Tutti coloro che hanno conosciuto Carlo Tagliabue, morto improvvisamente ieri a Roma all’età di 68 anni, non possono fare meno di ricordarne la tranquillità del gesto, la saggezza della parola, la capacità di indurre al ragionamento.

Formatosi  alla solida scuola del cattolicesimo aperto e dialogante, mai invadente o sopra le righe, entrato presto in RAI dove ha avuto modo di lavorare fianco a fianco con nomi quali Ludovico Alessandrini, Andrea Melodia, Francesco Bolzoni, Tagliabue seppe ben presto operare una scelta precisa nella direzione del cinema che divenne l’ambito intorno al quale costruì una solida presenza di spessore e di sostanza culturale.
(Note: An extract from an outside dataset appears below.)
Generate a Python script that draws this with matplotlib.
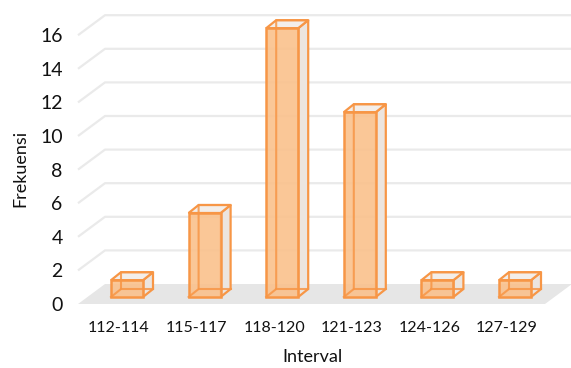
import matplotlib
matplotlib.use("Agg")
import matplotlib.pyplot as plt
from matplotlib.patches import Polygon

categories = ["112-114", "115-117", "118-120", "121-123", "124-126", "127-129"]
frequencies = [1, 5, 16, 11, 1, 1]
y_ticks = [0, 2, 4, 6, 8, 10, 12, 14, 16]

plt.rcParams['font.family'] = ['Lato', 'DejaVu Sans']

W, H = 571, 368
fig = plt.figure(figsize=(W / 100, H / 100), dpi=100)
fig.patch.set_facecolor("white")

# front plane mapping: x_px = 119 + 77.6*i ; y_px = 304 - 16.8*v
XS, X0 = 77.6, 119.0
YS, Y0 = 16.8, 304.0
left_px, right_px, top_px, bot_px = 78, 571, 5, 304
xlim = ((left_px - X0) / XS, (right_px - X0) / XS)
ylim = ((Y0 - bot_px) / YS, (Y0 - top_px) / YS)
ax = fig.add_axes([left_px / W, (H - bot_px) / H, (right_px - left_px) / W, (bot_px - top_px) / H])
ax.set_xlim(*xlim)
ax.set_ylim(*ylim)
ax.set_frame_on(False)

# depth offsets (data units)
wall_dx, wall_dy = 27 / XS, 20 / YS
b1dx, b1dy = 8 / XS, 7 / YS
b2dx, b2dy = 18 / XS, 15 / YS
hw = 16 / XS

fl, fr = xlim[0], (545 - X0) / XS
# floor
ax.add_patch(Polygon([(fl, 0), (fr, 0), (fr + wall_dx, wall_dy), (fl + wall_dx, wall_dy)],
                     closed=True, facecolor="#E6E6E6", edgecolor="none", zorder=1, clip_on=False))
# gridlines on back wall
for v in y_ticks[1:]:
    ax.plot([fl, fl + wall_dx, fr + wall_dx], [v, v + wall_dy, v + wall_dy],
            color="#EAEAEA", lw=1.6, zorder=0.5, clip_on=False, solid_capstyle="butt")

edge = "#F79646"
for i, v in enumerate(frequencies):
    xl, xr = i + b1dx - hw, i + b1dx + hw
    y0, y1 = b1dy, v + b1dy
    ddx, ddy = b2dx - b1dx, b2dy - b1dy
    # right side face
    ax.add_patch(Polygon([(xr, y0), (xr + ddx, y0 + ddy), (xr + ddx, y1 + ddy), (xr, y1)],
                         closed=True, facecolor="#ECE5DF", edgecolor=edge, lw=1.6, zorder=3))
    # top face
    ax.add_patch(Polygon([(xl, y1), (xr, y1), (xr + ddx, y1 + ddy), (xl + ddx, y1 + ddy)],
                         closed=True, facecolor="#F3EEEA", edgecolor=edge, lw=1.6, zorder=3))
    # front face
    ax.add_patch(Polygon([(xl, y0), (xr, y0), (xr, y1), (xl, y1)],
                         closed=True, facecolor="#FAC18C", alpha=0.9, edgecolor="none", zorder=4))
    # hidden edges seen through the translucent front face
    ax.plot([xl, xl + ddx, xl + ddx, xr + ddx], [y0, y0 + ddy, y1 + ddy, y1 + ddy],
            color=edge, lw=1.5, alpha=0.85, zorder=4.5)
    ax.plot([xl + ddx, xr + ddx], [y0 + ddy, y0 + ddy],
            color=edge, lw=1.5, alpha=0.85, zorder=4.5)
    ax.add_patch(Polygon([(xl, y0), (xr, y0), (xr, y1), (xl, y1)],
                         closed=True, facecolor="none", edgecolor=edge, lw=1.8, zorder=5))

ax.set_xticks(range(len(categories)))
ax.set_xticklabels(categories, fontsize=11.5, color="#111111")
ax.set_yticks(y_ticks)
ax.set_yticklabels([str(t) for t in y_ticks], fontsize=14, color="#111111")
ax.tick_params(axis="both", length=0)
ax.tick_params(axis="y", pad=11)
ax.tick_params(axis="x", pad=12)

fig.text(20 / W, 1 - 168 / H, "Frekuensi", rotation=90, ha="center", va="center",
         fontsize=13, color="#111111")
fig.text(313 / W, 1 - 357 / H, "Interval", ha="center", va="center",
         fontsize=13, color="#111111")

fig.savefig("out.png", dpi=100, facecolor="white")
E’ protagonista delle molte fasi che agitano il mondo del cinema nella fase della costruzione di un orizzonte organizzativo e gestionale, attraverso  una partecipazione sempre più aderente alla vita del Centro Studi Cinematografici (CSC), all’interno del quale ricopre incarichi di crescente responsabilità fino alla carica di Presidente nazionale a partire dall’inizio degli anni Novanta. Sotto la sua presidenza l’associazione affronta il difficile periodo della transizione dalla vecchia gestione del circolo del cinema alla necessità di fare i conti con le nuove tecnologie. Un momento che significa cambiamento e riconversione, soprattutto dal cartaceo al web, sistema nel quale transitano testate storiche quali Ragazzo Selvaggio e Film, che Tagliabue dirige con elegante scioltezza.

Compito non facile comunque quello di ridare entusiasmo e motivazione ad una realtà come quella del circolo del cinema, pronto ad una lotta spesso disperata con le televisioni free e pay, internet, link, ipad e tutto ciò su cui corrono ormai i film. Anche qui Tagliabue ha assolto in pieno il suo compito, facendo forza su pazienza, generosità, disponibilità. Il cinema poi era talvolta il punto di partenza dei suoi molteplici interessi. Come Presidente del CSC era responsabile di Scrivere di cinema, i premi che ogni anni vengono assegnati  ad Assisi nell’ambito della rassegna Primo Piano sull’autore e dove il cinema vola a fianco di letteratura, poesia, critica cinematografica.  Una sua divagazione prediletta era per Gioacchino Belli. Chi ha avuto la fortuna di essere con lui, ricorda quando in occasione di incontri conviviali recitava a memoria e interpretava molti sonetti del poeta in perfetto dialetto romanesco. Conferma di un personaggio multiforme e non riconducibile ad una sola dimensione. Tutto infatti è andato di pari passo con una sterminata attività saggistica e pubblicistica, di cinema, di critica, di storia. Una lezione sempre attuale, sempre moderna. Grazie Carlo.